#### Recorded information:
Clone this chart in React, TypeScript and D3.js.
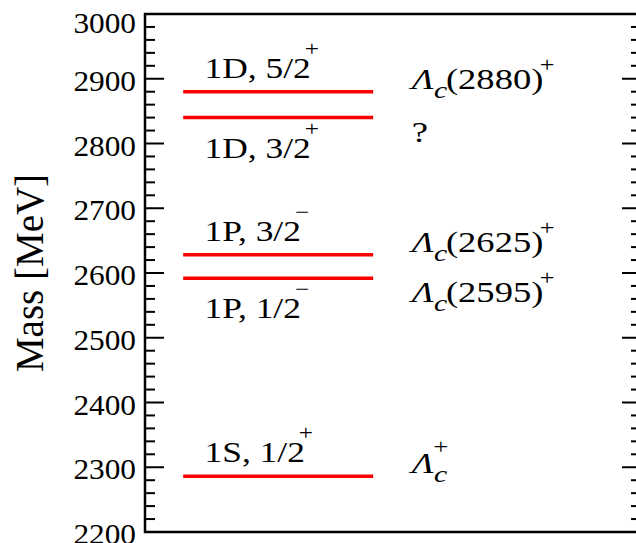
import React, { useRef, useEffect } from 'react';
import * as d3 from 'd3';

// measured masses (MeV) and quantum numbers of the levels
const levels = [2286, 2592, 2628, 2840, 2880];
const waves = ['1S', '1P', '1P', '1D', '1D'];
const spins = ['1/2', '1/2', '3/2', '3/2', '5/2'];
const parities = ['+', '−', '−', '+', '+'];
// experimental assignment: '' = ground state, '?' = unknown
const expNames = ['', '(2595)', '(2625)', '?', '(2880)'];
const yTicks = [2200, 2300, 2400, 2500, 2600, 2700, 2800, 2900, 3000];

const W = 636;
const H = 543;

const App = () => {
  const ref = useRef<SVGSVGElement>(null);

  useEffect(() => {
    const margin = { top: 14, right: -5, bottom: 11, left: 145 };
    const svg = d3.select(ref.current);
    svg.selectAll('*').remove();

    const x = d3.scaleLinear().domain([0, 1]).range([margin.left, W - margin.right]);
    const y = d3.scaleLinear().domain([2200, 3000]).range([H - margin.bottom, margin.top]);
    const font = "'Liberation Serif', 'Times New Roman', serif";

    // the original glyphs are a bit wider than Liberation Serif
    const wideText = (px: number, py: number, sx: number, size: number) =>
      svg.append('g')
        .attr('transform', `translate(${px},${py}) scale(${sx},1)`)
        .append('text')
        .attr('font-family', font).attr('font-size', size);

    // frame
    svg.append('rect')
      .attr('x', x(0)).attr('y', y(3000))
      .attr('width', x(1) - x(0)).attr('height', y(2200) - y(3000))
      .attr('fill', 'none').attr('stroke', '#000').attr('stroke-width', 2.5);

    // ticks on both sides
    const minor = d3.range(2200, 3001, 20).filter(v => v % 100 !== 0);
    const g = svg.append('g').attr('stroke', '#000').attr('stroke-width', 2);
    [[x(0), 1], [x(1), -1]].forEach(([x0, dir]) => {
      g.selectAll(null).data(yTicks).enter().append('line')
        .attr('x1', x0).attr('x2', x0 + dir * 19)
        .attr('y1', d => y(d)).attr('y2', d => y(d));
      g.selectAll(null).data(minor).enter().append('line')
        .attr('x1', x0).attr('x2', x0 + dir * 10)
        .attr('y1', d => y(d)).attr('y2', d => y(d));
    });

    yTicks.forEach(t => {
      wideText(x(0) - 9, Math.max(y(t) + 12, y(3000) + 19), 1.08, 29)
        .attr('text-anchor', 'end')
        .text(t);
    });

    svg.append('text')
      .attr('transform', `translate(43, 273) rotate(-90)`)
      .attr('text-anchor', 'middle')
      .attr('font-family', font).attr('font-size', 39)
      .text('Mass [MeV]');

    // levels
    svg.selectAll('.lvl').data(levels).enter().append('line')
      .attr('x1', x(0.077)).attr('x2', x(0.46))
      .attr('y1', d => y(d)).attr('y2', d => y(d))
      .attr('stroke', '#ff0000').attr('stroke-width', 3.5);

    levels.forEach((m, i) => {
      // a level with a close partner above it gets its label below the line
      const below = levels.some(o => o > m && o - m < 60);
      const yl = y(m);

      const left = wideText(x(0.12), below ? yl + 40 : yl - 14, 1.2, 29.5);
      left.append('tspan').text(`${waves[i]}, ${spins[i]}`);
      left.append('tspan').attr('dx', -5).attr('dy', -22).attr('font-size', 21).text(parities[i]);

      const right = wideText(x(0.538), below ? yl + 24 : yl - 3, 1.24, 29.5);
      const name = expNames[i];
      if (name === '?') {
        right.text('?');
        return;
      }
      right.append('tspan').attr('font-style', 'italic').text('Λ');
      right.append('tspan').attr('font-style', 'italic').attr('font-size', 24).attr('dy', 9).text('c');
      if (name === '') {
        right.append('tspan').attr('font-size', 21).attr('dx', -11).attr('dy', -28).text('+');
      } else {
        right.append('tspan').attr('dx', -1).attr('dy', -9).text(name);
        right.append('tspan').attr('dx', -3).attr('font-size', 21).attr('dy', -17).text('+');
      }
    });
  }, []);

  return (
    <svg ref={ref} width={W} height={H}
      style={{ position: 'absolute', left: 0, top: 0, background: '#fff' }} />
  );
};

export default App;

#### To be done:
Scan the material line by line and report each one that contains "React".

#### Exercise answer:
Clone this chart in React, TypeScript and D3.js.
import React, { useRef, useEffect } from 'react';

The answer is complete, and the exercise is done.